Here's What You Need To Do To Prevent Tearing When You Give Birth

There's probably a point during every woman's pregnancy when she's looking at someone else's adorable baby and notices, with sheer terror, how very large and round its head is. Yes, something that size will be coming out of you, and it's possible you could end up with a tear of your perineum, the area between the vagina and anus. Some women need an episiotomy, a surgical procedure to create more room for the baby to pass through. Possible lasting side effects include pain during intercourse and incontinence. 

But fear not: A tear is not a foregone conclusion. In an interview with The List, pelvic floor physiotherapist Dr. Joanne Wolf, DPT, explained that with proper planning, you can prevent or decrease your chances of tearing. "Perineal tearing, or perineal lacerations, can occur as a result of fascia and muscles being too rigid," she explained. Getting those muscles to be more flexible is key, and there are several different ways to accomplish this. They do require work, and the methods may take you out of your comfort zone at first, but Wolf says these efforts will be well worth your while. 

Regular massages can help prevent tears

Especially if this is your first pregnancy, the muscles of your perineum are going to be tight, so massaging this part of your body is necessary to get ready for childbirth. You can perform the massage yourself or a partner can help you, which Wolf says can help you relax and focus on your breath, and releasing tension in this area.

According to Wolf, the ideal time to start doing perineal massage is around 34 weeks, but only after you've got your doctor's clearance to do this. You will want to perform the massage four to six times a week, in sessions that are five to 10 minutes each. "As the delivery date gets closer, I encourage women to be more diligent," Wolf added. The only tools you'll need are your hands or your partner's, which should be washed thoroughly, with nails cut short to avoid digging into the sensitive tissue, and some oil or lubricant. 

How to do a perineal massage

Once your hands are clean and you've got oils at arm's length, get into a comfortable position. Wolf said a favorite of her patients is sitting with your back supported and knees bent. "If you can figure out a way to prop your knees up with pillows while still being able to position your hands properly, this will be the best option in order to relax all of the muscles in your hips and pelvic floor," she added. Next, you will want to apply oil and possibly lubricant to your fingers. "Insert thumbs into vagina up to 2 inches in a downward motion towards your anus, which is at 6 o'clock. Keeping slight downward pressure, loop the thumbs around towards 3 and 9 o'clock, stretching the perineum."

You likely will not love how this feels, but the discomfort is actually what you want to pay attention to, Wolf noted. "Anywhere that feels extra stretchy and burny, take some deep breaths and soften into the release," she explained. "It will make it that much easier during the birthing process when these tissues get even more stressed and the sensation will be familiar." As you're massaging, you may experience a wide spectrum of sensations: "You can ache, feel tingly, or you may feel heat emitting, and that is all normal," Wolf said. Hold each stretch for at least two minutes.
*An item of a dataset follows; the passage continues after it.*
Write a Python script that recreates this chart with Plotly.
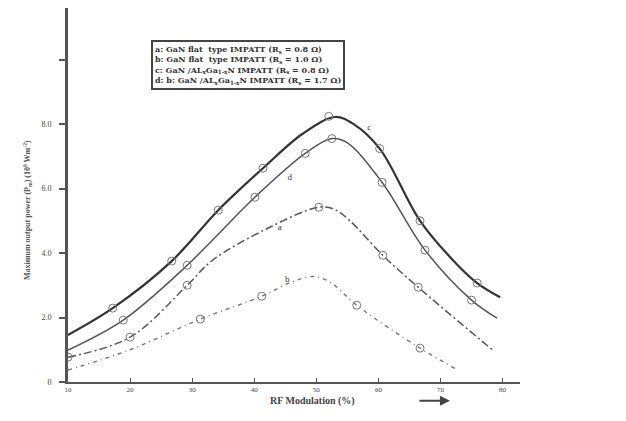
import plotly.graph_objects as go

# ---- data ----
# curve lines (smooth curves through read points)
c_x = [10, 17.2, 26.7, 34.2, 41.4, 47.8, 53, 56, 60.2, 66.7, 72, 75.9, 79.6]
c_y = [1.46, 2.29, 3.75, 5.33, 6.63, 7.7, 8.22, 8.0, 7.24, 5.0, 3.78, 3.07, 2.63]
d_x = [10, 18.9, 29.2, 40.1, 48.2, 52.5, 54.9, 60.6, 67.5, 75, 79.1]
d_y = [0.99, 1.92, 3.62, 5.73, 7.09, 7.55, 7.43, 6.19, 4.09, 2.54, 1.98]
a_x = [10, 20, 29.2, 33.3, 42.5, 50.4, 53, 55.4, 60.7, 66.4, 78.4]
a_y = [0.77, 1.39, 3.0, 3.78, 4.8, 5.42, 5.35, 5.0, 3.93, 2.94, 0.99]
b_x = [10, 20, 31.3, 41.2, 46, 49.5, 52.2, 56.5, 66.7, 72.8]
b_y = [0.37, 1.0, 1.95, 2.66, 3.1, 3.27, 3.1, 2.38, 1.05, 0.37]

# open-circle markers
c_mx = [17.2, 26.7, 34.2, 41.4, 52, 60.2, 66.7, 75.9]
c_my = [2.29, 3.75, 5.33, 6.63, 8.24, 7.24, 5.0, 3.07]
d_mx = [18.9, 29.2, 40.1, 48.2, 52.5, 60.6, 67.5, 75]
d_my = [1.92, 3.62, 5.73, 7.09, 7.55, 6.19, 4.09, 2.54]
a_mx = [10, 20, 29.2, 50.4, 60.7, 66.4]
a_my = [0.77, 1.39, 3.0, 5.42, 3.93, 2.94]
b_mx = [31.3, 41.2, 56.5, 66.7]
b_my = [1.95, 2.66, 2.38, 1.05]

x_ticks = [10, 20, 30, 40, 50, 60, 70, 80]
y_ticks = [0, 2, 4, 6, 8, 10]
y_tick_text = ["0", "2.0", "4.0", "6.0", "8.0", " "]

curve_labels = ["c", "d", "a", "b"]
label_x = [58.5, 45.7, 44.1, 45.3]
label_y = [7.9, 6.35, 4.77, 3.16]

legend_lines = [
    "a: GaN flat  type IMPATT (R<sub>s</sub> = 0.8 Ω)",
    "b: GaN flat  type IMPATT (R<sub>s</sub> = 1.0 Ω)",
    "c: GaN /AL<sub>x</sub>Ga<sub>1-x</sub>N IMPATT (R<sub>s</sub> = 0.8 Ω)",
    "d: b: GaN /AL<sub>x</sub>Ga<sub>1-x</sub>N IMPATT (R<sub>s</sub> = 1.7 Ω)",
]

FONT = "Liberation Serif"

fig = go.Figure()

styles = [
    (c_x, c_y, dict(color="#333333", width=2.2, dash="solid")),
    (d_x, d_y, dict(color="#555555", width=1.5, dash="solid")),
    (a_x, a_y, dict(color="#555555", width=1.5, dash="8px,3px,2px,3px")),
    (b_x, b_y, dict(color="#777777", width=1.4, dash="4px,4px,1px,4px")),
]
for xs, ys, ln in styles:
    fig.add_trace(go.Scatter(x=xs, y=ys, mode="lines",
                             line=dict(shape="spline", smoothing=1.0, **ln),
                             showlegend=False, hoverinfo="skip"))

for mx, my in [(c_mx, c_my), (d_mx, d_my), (a_mx, a_my), (b_mx, b_my)]:
    fig.add_trace(go.Scatter(x=mx, y=my, mode="markers",
                             marker=dict(symbol="circle-open", size=8,
                                         color="#777777", line=dict(width=1)),
                             showlegend=False, hoverinfo="skip"))

fig.add_trace(go.Scatter(x=label_x, y=label_y, mode="text", text=curve_labels,
                         textfont=dict(family=FONT, size=9, color="#333333"),
                         showlegend=False, hoverinfo="skip"))

fig.update_layout(
    width=626, height=421,
    margin=dict(l=60, r=114, t=0, b=47),
    paper_bgcolor="white", plot_bgcolor="white",
    font=dict(family=FONT, color="#333333"),
    xaxis=dict(range=[10, 82.8], tickvals=x_ticks, ticks="inside", ticklen=4,
               tickcolor="#555555", showline=True, linecolor="#555555",
               linewidth=2, showgrid=False, zeroline=False,
               tickfont=dict(size=7, family=FONT, color="#444444")),
    yaxis=dict(range=[0, 11.6], tickvals=y_ticks, ticktext=y_tick_text,
               ticks="outside", ticklen=6, tickwidth=1.5, tickcolor="#555555",
               ticklabelstandoff=6,
               showline=True, linecolor="#555555", linewidth=3,
               showgrid=False, zeroline=False,
               tickfont=dict(size=8, family=FONT, color="#444444")),
)

# y axis title
fig.add_annotation(xref="paper", yref="paper", x=-0.105, y=0.46,
                   text="<b>Maximum output power (P<sub>m</sub>) (10<sup>9</sup> Wm<sup>-2</sup>)</b>",
                   textangle=-90, showarrow=False,
                   font=dict(family=FONT, size=8, color="#555555"))
# x axis title
fig.add_annotation(xref="paper", yref="paper", x=0.54, y=-0.05,
                   yanchor="middle", text="<b>RF Modulation (%)</b>", showarrow=False,
                   font=dict(family=FONT, size=10, color="#444444"))
# arrow next to x title
fig.add_annotation(xref="paper", yref="paper", x=0.845, y=-0.05,
                   ax=-32, ay=0, axref="pixel", ayref="pixel",
                   text="", showarrow=True, arrowhead=2, arrowsize=1,
                   arrowwidth=2, arrowcolor="#444444")

# legend box
fig.add_annotation(xref="paper", yref="paper", x=0.184, y=0.914,
                   xanchor="left", yanchor="top", align="left",
                   text="<br>".join("<b>" + t + "</b>" for t in legend_lines),
                   showarrow=False, bgcolor="white",
                   bordercolor="#444444", borderwidth=2, borderpad=2,
                   font=dict(family="DejaVu Serif", size=8, color="#333333"))

fig.write_html("out.html")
It's normal to find perineal massage uncomfortable

Since the point of perineal massage is to get your body used to a stretching and pulling sensations that ultimately will help push out your baby with more ease, you should go into this endeavor expecting discomfort — a max of 3 to 4 on a scale of 1-10 is to be expected, Wolf said. "The intensity should lessen after the first couple of weeks of consistently performing the technique," she added. 

If you're finding it too difficult to do on your own, get some help. "Get your partner involved if they are up for it! Having someone else perform the technique will give you an opportunity to relax tension more fully in your upper body and allow you to focus on breathing and releasing tension throughout your whole body," Wolf said. You can also look into tools such as a pelvic wand, and the right lubricant can make a huge difference. You want to choose a product that is paraben free and pH balanced to avoid infection, such as BabyIt Perineum Massage Gel, which also can be used for postpartum relief.

How to have a tear-free labor

You've been diligent about perineal massage for weeks, and now it's show time: you're in labor. Wolf said it's important to place a warm, damp, sanitary compress on the perineum to keep the tissues relaxed and to increase tissue flexibility. This is an especially important as the baby is crowning. Have your partner, doula, midwife, or medical staff apply this as surely you'll have other things on your mind at that time!

Wolf also advises "smaller pushes and more of them instead of a few intense big ones, and breathing with as minimal holding of the breath as possible." When in doubt, she added, "your best option is to push when you feel the urge — when possible." You'll also obviously need to listen to your doctor, nurse, midwife, or doula for their cues. Your body position matters as well, Wolf noted. "Labor in positions that are more upright than the lying flat position — which you sometimes see in movies," she added. "This will be much easier on the body. Gravity will be your friend and you won't have to push as hard."